The prompt has the potential to cover a wide range of topics in the school curriculum, including the areas of polygons and the circle, fractions, Pythagoras' Theorem, trigonometry, similar shapes and use of formulae. It has led to open inquiries that combine student questioning with teacher instruction in a mutually supporting process.
At the start of the inquiry, the teacher should establish that the three shapes are divided into five strips of equal width, perhaps by confirming a student's observation, and that the triangle is isosceles. Examples of students' questions and observations that have arisen in classroom inquiry are:
Three-fifths of the square is shaded; for the triangle, the fraction shaded is greater than three-fifths. As finding the fraction of the circle shaded poses a much greater challenge (see mathematical notes below), the teacher might guide students towards inquiry pathways involving other quadrilaterals, such as the trapezium, rhombus or parallelogram, before considering the circle.

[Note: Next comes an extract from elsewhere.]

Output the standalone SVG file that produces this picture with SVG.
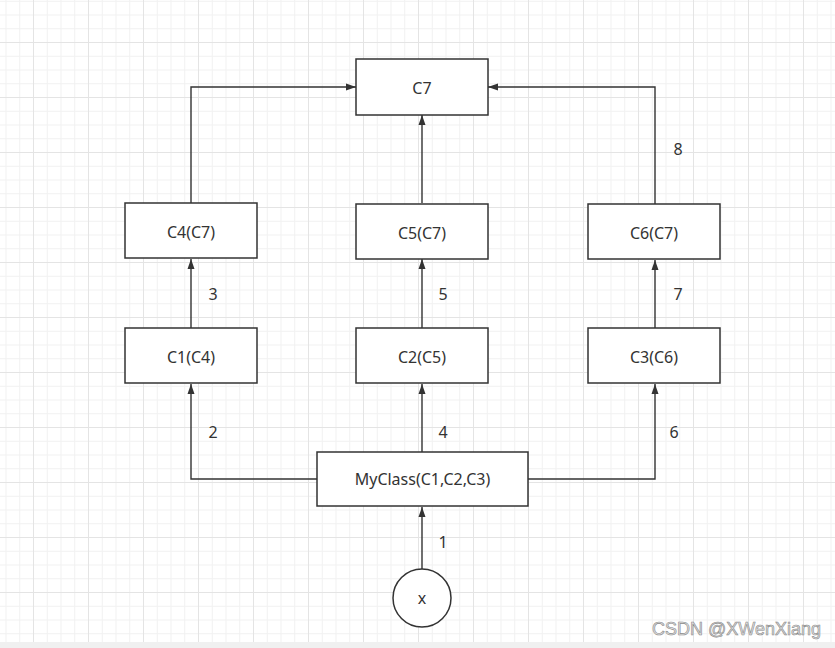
<svg xmlns="http://www.w3.org/2000/svg" width="835" height="648" viewBox="0 0 835 648">
  <defs>
    <pattern id="grid" patternUnits="userSpaceOnUse" x="33" y="42" width="55" height="55">
      <path d="M14.25,0V55M28,0V55M41.75,0V55M0,14.25H55M0,28H55M0,41.75H55" stroke="#f1f1f1" stroke-width="1" fill="none"/>
      <path d="M0.5,0V55M0,0.5H55" stroke="#e4e4e4" stroke-width="1" fill="none"/>
    </pattern>
    <marker id="arr" markerUnits="userSpaceOnUse" markerWidth="10" markerHeight="8" refX="10" refY="4" orient="auto">
      <path d="M0,0.5 L10,4 L0,7.5 Z" fill="#333"/>
    </marker>
    <style>
      .box { fill: #fff; stroke: #333; stroke-width: 1.5; }
      .t { font-family: "Noto Sans", "Liberation Sans", sans-serif; font-size: 16px; fill: #333; text-anchor: middle; }
      .lbl { font-family: "Noto Sans", "Liberation Sans", sans-serif; font-size: 16px; fill: #333; text-anchor: middle; }
      .c { fill: none; stroke: #333; stroke-width: 1.4; marker-end: url(#arr); }
    </style>
  </defs>
  <rect x="0" y="0" width="835" height="648" fill="#fff"/>
  <rect x="0" y="0" width="835" height="642" fill="url(#grid)"/>
  <rect x="0" y="642" width="835" height="6" fill="#f0f0f0"/>

  <g id="connectors">
    <path class="c" d="M422,569 V507"/>
    <path class="c" d="M317,479 H191 V384"/>
    <path class="c" d="M422,452 V384"/>
    <path class="c" d="M528,479 H655 V384"/>
    <path class="c" d="M191,328 V259"/>
    <path class="c" d="M422,328 V259"/>
    <path class="c" d="M655,328 V260"/>
    <path class="c" d="M191,203 V87 H356"/>
    <path class="c" d="M422,203 V115"/>
    <path class="c" d="M655,204 V87 H488"/>
    <text class="lbl" x="443" y="548">1</text>
    <text class="lbl" x="213" y="438">2</text>
    <text class="lbl" x="443" y="438">4</text>
    <text class="lbl" x="674" y="438">6</text>
    <text class="lbl" x="213" y="300">3</text>
    <text class="lbl" x="443" y="300">5</text>
    <text class="lbl" x="678" y="300">7</text>
    <text class="lbl" x="678" y="155">8</text>
  </g>

  <g id="C7">
    <rect class="box" x="356" y="59" width="132" height="56"/>
    <text class="t" x="422" y="94">C7</text>
  </g>
  <g id="C4">
    <rect class="box" x="125" y="203" width="132" height="55"/>
    <text class="t" x="191" y="238">C4(C7)</text>
  </g>
  <g id="C5">
    <rect class="box" x="356" y="204" width="132" height="55"/>
    <text class="t" x="422" y="239">C5(C7)</text>
  </g>
  <g id="C6">
    <rect class="box" x="588" y="204" width="132" height="55"/>
    <text class="t" x="654" y="239">C6(C7)</text>
  </g>
  <g id="C1">
    <rect class="box" x="125" y="328" width="132" height="55"/>
    <text class="t" x="191" y="363">C1(C4)</text>
  </g>
  <g id="C2">
    <rect class="box" x="356" y="328" width="132" height="55"/>
    <text class="t" x="422" y="363">C2(C5)</text>
  </g>
  <g id="C3">
    <rect class="box" x="588" y="328" width="132" height="55"/>
    <text class="t" x="654" y="363">C3(C6)</text>
  </g>
  <g id="MyClass">
    <rect class="box" x="317" y="452" width="211" height="54"/>
    <text class="t" x="422.5" y="485">MyClass(C1,C2,C3)</text>
  </g>
  <g id="x">
    <circle cx="422" cy="598" r="29" fill="#fff" stroke="#333" stroke-width="1.5"/>
    <text class="t" x="422" y="604">x</text>
  </g>
  <text x="652" y="635" font-family="Liberation Sans, Arial, sans-serif" font-size="18" fill="#e0e0e0" stroke="#8a8a8a" stroke-width="0.6">CSDN @XWenXiang</text>
</svg>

- The fractions shaded of each of the shapes are not the same.
- What fractions of the triangle and circle are green?
- Which shape has a greater fraction shaded?
- Is the triangle equilateral? Is it isosceles? Is the fraction shaded the same for an equilateral and isosceles triangle?
- Do we need to know the height of the triangle to work out the area?
- The base of the triangle and the diameter of the circle are divided into five equal parts.
- To work out the area of the green part of the triangle, should you use the formula for a trapezium?
- Over half the circle is shaded green.
- Is the fraction of the circle shaded green smaller or bigger than three fifths?
Questions that extend the inquiry include:
- What fraction is shaded if we use different types of triangles (including an obtuse-angled triangles)?
- Why is the fraction shaded in the circle closer to the square than the fraction in the triangle?
- What are the widths of the strips in a triangle and circle if the areas of the five regions are equal?
The prompt was inspired by an idea on the MathArguments180 blog. During a series of 180 ideas for discussion in mathematics classrooms, number 89 (April 2014) featured different shaded shapes and asked "which is the closest to being three-fifths shaded?"